Rejoinder: Meaney Responds to Kotva
Marie Cabaud MeaneyI read with great interest Simone Kotva’s nuanced reply to my review essay. Regarding Kotva’s reference to Weil’s hypothetical interest in Margaret Murray’s works or in modern witchcraft, let me clarify a few points that are crucial, I believe, to this topic (Murray, by the way, was an Egyptologist, whose books on witchcraft were, right from the start, doubted and marginalized by academics).
The thought that some might not have access to salvation was a cause of anguish for Simone Weil. Freedom was real as was the possibility of Hell for her in the case of a personal afterlife (OC VI, 3 167). Hence, everybody should have at least implicitly the option for or against God. That slaves had been crucified and experienced affliction before Christ’s Passion gave meaning to it, was torture to her (AD: 188; LR: 20; OC VI, 4: 83). Not only are there metaxu/bridges to the supernatural such as beauty, the good, friendship, or mathematical truths to remedy this, but she toyed with the idea that there might have been multiple incarnations of Christ within pre-Christian religions. That was her main reason for her interest in the latter.
Her criticism of the Catholic Church focused on its historical reliance on constraint by muzzling other religions or heresies that – she thought – might embody the truth better than it did. A movement such as witchcraft that was reinvented in the 20th century, built on the unlikely claims of reviving earlier pagan or mystery religions, does not meet her criteria, I think, of an authentic religion.
An invention such as Wicca – rather than a heresy that focuses on one point of doctrine to the detriment of others – does not possess this thirst for the incarnate God nor is it based on His revelation (inside or outside of Christianity). Moreover, it does not embrace affliction, while “the extreme greatness of Christianity lies in the fact that it does not seek a supernatural remedy against suffering, but a supernatural use for it” (OC VI, 3 64). Witchcraft is about control, even if it claims to use it for the good, as in white magic.

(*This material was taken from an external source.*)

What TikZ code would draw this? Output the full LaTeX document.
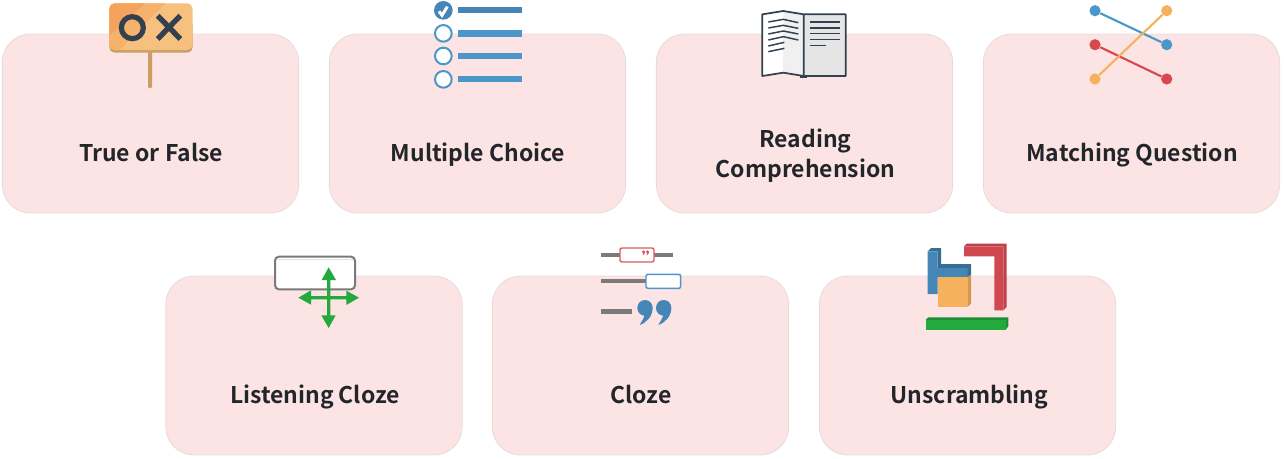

Furthermore, the fact that Wicca was influenced by the Satanist Aleister Crowley does not bode well; black magic is alive and well as exorcists all over the world can attest and possessions often start with “innocent” white magic. Comparing (even if only implicitly) Wicca’s emphasis on attention with Weil’s, therefore, means mixing not just apples and oranges but trying to draw a parallel between two antagonistic outlooks.
Marie Cabaud Meaney is the author of two books on Simone Weil: Simone Weil’s Apologetic Use of Literature: Her Christological Interpretation of Classic Greek Texts (OUP, 2007) and Brücken zum Übernatürlichen: Simone Weil über das Böse, den Krieg und die Religion (Bernardus Verlag, 2018).
Sources
Gabriele Amorth, An Exorcist Explains the Demonic: The Antics of Satan and His Army of Fallen Angels, Stefano Stimamiglio, ed., Charlotte J. Fasi, tr., Manchester, NH: Sophia Institute Press, 2016, chapter 3, nn. 483-507 (Kindle edition).
Simone Weil
- AD: Attente de Dieu, [Paris]: Fayard, 1966.
- LR: Lettre à un religieux, 1st edn 1951, Paris: Gallimard, [1974].
- OC VI, 3: Œuvres complètes, vol. VI, tome 3, Cahiers (février 1942 – juin 1942): La porte du transcendant, Alyette Degrâces et al. (ed.), [Paris]: Gallimard, 2002.
- OC VI, 4: vol VI, tome 4, Cahiers (juillet 1942-juillet 1943): La connaissance surnaturelle (Cahiers de New York et de Londres), Marie-Annette Fourneyron et al. (ed.), 2006.